# [BRIEF]
Please repeat the records exactly from their first line, finishing at the line containing "from matplotlib.patches import Rectangle" and including it.

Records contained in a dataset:

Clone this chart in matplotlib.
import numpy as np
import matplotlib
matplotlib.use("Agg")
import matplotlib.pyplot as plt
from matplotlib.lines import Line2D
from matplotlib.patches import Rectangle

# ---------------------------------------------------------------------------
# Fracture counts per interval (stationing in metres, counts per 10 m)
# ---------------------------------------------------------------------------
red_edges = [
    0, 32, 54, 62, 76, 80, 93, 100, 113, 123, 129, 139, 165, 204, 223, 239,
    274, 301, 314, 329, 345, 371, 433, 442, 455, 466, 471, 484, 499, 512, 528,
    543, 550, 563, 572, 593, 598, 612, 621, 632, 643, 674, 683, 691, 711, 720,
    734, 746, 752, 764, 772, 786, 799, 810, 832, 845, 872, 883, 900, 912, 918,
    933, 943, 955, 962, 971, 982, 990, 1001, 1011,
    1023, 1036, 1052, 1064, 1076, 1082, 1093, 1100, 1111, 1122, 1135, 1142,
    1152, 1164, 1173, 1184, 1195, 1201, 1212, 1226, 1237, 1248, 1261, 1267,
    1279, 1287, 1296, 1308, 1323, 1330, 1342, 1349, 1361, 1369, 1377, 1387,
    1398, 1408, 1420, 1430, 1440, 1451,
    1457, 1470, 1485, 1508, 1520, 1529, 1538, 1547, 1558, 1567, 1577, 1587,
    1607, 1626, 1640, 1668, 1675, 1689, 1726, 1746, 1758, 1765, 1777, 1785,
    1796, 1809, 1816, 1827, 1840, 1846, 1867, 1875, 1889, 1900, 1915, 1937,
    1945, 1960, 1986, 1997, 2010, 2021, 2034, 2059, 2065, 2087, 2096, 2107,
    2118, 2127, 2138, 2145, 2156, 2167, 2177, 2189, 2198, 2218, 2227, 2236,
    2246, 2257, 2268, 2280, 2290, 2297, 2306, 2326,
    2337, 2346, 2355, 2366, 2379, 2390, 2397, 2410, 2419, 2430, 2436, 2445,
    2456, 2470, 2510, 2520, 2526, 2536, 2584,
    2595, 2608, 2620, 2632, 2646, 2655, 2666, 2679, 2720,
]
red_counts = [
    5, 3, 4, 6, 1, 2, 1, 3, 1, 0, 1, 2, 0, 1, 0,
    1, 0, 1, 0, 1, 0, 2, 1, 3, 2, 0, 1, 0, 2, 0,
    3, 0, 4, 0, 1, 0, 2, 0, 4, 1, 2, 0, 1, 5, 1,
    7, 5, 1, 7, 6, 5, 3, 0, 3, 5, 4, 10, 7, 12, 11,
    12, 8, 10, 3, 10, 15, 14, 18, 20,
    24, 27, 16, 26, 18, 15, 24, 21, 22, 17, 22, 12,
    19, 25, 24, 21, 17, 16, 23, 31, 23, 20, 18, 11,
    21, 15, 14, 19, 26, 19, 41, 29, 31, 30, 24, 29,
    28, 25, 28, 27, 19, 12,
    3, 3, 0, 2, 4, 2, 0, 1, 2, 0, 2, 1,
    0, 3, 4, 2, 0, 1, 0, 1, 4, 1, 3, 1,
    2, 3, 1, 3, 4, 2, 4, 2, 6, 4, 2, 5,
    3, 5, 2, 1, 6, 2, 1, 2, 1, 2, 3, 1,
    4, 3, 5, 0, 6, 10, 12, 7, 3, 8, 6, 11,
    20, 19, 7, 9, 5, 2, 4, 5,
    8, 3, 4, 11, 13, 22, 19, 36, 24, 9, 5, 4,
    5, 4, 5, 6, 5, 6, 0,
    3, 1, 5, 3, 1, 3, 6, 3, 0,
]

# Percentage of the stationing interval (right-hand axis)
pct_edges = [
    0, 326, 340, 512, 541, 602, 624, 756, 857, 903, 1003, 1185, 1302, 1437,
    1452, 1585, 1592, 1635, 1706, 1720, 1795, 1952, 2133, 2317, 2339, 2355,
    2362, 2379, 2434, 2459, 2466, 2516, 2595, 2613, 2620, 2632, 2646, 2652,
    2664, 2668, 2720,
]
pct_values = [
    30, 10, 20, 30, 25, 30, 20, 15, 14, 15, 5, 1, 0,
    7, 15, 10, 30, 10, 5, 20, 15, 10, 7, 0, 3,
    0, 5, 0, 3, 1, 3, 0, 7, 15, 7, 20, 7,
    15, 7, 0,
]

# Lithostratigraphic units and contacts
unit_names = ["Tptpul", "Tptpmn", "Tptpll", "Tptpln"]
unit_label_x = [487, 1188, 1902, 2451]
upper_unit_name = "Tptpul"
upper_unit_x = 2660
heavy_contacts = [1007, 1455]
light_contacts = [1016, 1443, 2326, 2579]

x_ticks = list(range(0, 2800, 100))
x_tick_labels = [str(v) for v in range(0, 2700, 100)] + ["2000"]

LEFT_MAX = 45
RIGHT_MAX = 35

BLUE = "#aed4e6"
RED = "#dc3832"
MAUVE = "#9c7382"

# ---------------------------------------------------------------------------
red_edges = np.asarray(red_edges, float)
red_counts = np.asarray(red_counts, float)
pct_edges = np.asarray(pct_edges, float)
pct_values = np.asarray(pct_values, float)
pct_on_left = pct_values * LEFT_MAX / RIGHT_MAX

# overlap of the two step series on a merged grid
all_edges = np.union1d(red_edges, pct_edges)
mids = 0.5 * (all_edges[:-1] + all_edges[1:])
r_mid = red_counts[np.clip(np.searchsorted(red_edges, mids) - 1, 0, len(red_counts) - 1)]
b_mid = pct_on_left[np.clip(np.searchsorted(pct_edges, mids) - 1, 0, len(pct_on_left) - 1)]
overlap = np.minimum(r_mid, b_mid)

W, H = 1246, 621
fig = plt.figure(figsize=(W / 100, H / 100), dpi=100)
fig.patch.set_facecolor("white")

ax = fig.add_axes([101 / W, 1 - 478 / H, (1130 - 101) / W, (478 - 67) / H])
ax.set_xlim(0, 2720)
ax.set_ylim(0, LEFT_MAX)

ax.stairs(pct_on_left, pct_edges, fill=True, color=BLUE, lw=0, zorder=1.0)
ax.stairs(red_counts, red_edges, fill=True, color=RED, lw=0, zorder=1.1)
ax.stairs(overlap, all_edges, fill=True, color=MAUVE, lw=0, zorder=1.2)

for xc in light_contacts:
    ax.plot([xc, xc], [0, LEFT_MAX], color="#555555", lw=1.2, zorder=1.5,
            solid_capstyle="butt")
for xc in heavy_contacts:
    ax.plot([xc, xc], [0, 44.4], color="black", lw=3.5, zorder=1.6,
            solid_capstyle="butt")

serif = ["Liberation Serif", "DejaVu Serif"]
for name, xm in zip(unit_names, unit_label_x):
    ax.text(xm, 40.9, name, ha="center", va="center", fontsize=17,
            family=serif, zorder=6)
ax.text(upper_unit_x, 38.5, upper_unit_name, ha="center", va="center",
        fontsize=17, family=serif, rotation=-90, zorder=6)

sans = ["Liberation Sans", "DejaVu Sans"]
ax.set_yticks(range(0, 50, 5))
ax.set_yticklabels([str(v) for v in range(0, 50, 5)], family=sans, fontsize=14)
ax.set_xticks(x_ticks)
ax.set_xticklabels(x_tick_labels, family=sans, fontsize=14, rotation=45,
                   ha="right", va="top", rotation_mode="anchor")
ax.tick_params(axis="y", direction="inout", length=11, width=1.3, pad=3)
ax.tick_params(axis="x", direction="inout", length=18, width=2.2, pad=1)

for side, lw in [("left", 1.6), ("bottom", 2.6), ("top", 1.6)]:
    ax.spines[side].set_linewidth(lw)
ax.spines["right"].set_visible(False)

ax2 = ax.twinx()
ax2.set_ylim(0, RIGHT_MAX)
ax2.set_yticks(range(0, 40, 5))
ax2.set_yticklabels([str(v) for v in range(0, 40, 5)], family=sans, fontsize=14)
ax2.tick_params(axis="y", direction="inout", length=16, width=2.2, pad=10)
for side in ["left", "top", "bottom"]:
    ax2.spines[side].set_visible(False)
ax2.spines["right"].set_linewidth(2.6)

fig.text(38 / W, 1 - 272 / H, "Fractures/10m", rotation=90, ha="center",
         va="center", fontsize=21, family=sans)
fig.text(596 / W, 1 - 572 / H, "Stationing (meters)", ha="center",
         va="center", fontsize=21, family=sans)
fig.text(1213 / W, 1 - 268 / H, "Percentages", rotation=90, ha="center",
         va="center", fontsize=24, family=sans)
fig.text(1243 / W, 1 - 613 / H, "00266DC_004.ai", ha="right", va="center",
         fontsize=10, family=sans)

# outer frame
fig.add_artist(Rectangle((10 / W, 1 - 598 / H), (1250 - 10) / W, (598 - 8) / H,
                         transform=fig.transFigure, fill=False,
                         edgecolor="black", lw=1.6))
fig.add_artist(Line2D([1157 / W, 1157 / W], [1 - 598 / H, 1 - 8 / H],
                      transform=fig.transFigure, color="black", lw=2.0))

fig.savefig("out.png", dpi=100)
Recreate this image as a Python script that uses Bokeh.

# [WRITTEN RESPONSE]
Clone this chart in matplotlib.
import numpy as np
import matplotlib
matplotlib.use("Agg")
import matplotlib.pyplot as plt
from matplotlib.lines import Line2D
from matplotlib.patches import Rectangle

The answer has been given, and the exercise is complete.